**What the exercise asks**
The required output consists solely of the lines from the top of the listing through the line containing "from matplotlib.ticker import", transcribed exactly.

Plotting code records
☆ ☆ ☆ ☆ ☆ ☆ ☆

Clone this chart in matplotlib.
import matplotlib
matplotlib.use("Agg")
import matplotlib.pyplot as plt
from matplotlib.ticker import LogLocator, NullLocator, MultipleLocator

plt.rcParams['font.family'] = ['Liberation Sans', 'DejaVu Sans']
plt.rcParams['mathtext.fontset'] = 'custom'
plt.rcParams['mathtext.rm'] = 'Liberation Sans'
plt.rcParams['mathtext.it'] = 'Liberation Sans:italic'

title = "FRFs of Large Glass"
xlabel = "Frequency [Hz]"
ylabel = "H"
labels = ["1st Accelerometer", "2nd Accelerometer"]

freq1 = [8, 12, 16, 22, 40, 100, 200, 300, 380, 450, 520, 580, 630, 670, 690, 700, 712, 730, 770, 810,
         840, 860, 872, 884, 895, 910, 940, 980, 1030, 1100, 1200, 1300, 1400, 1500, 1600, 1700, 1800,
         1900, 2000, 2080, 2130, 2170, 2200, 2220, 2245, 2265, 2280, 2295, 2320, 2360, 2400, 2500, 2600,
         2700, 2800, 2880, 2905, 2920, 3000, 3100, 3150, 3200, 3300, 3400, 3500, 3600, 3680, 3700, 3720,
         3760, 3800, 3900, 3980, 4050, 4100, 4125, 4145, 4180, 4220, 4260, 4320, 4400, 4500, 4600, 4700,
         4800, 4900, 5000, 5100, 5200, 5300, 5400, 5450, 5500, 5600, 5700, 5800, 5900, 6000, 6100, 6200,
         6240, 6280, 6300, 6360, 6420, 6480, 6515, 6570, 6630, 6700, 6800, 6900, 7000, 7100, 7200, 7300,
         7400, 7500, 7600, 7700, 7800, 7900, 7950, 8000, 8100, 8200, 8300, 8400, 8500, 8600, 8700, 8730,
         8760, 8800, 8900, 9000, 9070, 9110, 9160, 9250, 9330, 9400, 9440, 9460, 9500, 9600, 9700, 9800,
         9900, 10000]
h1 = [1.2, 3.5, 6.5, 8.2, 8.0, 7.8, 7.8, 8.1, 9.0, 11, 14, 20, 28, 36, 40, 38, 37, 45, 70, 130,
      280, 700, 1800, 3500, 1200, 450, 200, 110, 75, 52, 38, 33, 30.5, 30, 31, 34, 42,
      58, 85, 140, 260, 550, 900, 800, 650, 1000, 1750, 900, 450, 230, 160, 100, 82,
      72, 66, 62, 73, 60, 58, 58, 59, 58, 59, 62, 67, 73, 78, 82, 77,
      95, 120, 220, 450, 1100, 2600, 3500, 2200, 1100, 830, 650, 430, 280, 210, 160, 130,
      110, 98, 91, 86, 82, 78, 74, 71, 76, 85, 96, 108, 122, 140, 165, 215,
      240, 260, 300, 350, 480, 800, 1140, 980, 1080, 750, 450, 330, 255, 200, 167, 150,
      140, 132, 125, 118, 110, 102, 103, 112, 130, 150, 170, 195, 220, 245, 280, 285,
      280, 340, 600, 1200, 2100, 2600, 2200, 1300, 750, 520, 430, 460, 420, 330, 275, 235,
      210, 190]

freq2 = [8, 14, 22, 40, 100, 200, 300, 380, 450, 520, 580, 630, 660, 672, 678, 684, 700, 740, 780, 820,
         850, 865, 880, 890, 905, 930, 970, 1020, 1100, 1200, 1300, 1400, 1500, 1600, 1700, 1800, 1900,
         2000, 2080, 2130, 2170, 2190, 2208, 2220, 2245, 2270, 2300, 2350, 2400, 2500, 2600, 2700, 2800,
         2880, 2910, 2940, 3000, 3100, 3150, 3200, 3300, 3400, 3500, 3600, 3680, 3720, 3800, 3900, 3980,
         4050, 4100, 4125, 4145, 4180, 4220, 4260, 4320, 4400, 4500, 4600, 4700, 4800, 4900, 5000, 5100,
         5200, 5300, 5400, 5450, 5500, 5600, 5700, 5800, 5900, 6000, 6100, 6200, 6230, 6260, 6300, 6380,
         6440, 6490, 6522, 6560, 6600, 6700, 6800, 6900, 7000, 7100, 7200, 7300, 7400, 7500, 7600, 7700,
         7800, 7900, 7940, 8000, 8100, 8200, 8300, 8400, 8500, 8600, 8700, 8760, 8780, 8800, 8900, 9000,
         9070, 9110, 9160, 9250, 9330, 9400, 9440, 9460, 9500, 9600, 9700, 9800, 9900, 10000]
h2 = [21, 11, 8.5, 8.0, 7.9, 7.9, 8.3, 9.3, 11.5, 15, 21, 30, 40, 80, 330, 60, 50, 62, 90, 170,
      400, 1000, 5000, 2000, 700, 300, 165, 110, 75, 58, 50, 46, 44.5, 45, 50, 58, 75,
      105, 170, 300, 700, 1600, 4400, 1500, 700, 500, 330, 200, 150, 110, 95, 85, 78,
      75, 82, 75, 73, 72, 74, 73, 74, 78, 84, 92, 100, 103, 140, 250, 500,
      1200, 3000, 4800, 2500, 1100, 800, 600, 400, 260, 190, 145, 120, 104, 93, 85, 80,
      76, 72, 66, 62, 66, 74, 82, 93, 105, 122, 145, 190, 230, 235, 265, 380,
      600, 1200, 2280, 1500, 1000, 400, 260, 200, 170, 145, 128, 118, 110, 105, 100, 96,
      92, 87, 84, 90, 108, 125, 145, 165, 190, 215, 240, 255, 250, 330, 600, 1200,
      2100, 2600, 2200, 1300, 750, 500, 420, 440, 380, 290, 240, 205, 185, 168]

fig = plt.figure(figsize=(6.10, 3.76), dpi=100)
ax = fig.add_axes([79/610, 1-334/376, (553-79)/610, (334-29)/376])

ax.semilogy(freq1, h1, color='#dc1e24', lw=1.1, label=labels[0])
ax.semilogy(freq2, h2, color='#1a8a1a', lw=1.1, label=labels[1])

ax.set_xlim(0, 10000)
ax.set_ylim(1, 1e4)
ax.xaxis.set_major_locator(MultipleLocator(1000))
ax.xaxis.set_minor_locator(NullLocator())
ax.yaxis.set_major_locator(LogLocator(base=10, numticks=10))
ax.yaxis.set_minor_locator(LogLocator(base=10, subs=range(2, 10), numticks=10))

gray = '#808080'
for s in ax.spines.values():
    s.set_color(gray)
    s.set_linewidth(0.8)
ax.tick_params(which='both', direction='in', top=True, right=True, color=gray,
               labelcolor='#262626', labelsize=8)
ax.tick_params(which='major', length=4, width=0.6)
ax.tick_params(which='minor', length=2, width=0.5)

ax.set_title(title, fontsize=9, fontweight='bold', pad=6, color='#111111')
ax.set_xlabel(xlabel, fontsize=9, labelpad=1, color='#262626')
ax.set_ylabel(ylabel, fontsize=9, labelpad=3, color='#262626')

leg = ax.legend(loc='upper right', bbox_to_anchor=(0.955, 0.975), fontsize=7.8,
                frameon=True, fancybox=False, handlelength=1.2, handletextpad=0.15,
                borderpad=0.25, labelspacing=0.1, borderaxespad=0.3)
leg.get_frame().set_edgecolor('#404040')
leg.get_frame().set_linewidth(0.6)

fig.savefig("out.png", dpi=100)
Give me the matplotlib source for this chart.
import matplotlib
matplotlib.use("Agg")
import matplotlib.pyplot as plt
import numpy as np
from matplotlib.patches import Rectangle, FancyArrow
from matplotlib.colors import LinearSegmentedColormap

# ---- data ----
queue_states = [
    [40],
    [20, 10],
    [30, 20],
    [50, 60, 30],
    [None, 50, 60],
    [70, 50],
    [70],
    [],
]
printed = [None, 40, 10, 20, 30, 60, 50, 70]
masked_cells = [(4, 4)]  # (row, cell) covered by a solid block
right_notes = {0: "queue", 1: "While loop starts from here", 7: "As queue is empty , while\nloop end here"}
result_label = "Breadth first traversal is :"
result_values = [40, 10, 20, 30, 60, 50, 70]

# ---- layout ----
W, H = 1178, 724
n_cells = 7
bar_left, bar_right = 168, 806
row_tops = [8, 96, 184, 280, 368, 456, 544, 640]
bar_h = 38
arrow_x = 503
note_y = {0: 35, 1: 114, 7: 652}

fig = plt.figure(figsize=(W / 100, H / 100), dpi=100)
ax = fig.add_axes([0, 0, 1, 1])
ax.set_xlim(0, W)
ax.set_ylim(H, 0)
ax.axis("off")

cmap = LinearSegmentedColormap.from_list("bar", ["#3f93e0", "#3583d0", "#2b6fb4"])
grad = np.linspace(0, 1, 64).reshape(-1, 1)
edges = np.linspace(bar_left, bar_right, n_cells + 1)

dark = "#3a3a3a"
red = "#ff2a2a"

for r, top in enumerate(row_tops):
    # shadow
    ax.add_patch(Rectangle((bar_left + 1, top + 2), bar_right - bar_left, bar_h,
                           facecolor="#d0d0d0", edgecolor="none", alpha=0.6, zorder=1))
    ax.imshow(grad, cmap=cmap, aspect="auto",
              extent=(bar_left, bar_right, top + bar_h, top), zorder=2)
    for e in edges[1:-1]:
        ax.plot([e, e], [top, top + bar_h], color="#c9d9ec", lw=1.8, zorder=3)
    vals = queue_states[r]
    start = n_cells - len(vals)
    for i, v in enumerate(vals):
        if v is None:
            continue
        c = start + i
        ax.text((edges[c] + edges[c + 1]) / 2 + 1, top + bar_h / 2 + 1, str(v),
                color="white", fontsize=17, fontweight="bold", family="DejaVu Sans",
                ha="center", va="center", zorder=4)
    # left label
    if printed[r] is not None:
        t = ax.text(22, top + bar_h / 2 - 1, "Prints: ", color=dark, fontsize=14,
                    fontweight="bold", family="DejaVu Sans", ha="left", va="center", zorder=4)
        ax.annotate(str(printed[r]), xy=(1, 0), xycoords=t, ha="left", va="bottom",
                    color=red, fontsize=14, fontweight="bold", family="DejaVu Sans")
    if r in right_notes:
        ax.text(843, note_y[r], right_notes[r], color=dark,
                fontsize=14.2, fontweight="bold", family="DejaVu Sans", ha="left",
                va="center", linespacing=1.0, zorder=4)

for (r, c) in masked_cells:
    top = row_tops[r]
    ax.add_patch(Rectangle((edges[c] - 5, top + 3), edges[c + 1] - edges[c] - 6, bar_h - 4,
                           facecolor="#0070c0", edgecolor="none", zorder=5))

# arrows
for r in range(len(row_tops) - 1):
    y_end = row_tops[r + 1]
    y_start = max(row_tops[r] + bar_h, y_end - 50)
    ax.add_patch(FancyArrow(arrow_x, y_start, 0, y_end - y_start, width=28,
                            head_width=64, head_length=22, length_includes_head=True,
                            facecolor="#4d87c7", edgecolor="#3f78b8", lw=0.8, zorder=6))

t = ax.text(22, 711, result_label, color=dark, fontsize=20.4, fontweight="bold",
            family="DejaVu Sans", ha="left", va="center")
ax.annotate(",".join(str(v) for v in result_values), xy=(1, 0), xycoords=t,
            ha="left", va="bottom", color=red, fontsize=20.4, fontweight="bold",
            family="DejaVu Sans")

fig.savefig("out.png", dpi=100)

☆ ☆ ☆ ☆ ☆ ☆ ☆

**Task response**
Clone this chart in matplotlib.
import matplotlib
matplotlib.use("Agg")
import matplotlib.pyplot as plt
from matplotlib.ticker import LogLocator, NullLocator, MultipleLocator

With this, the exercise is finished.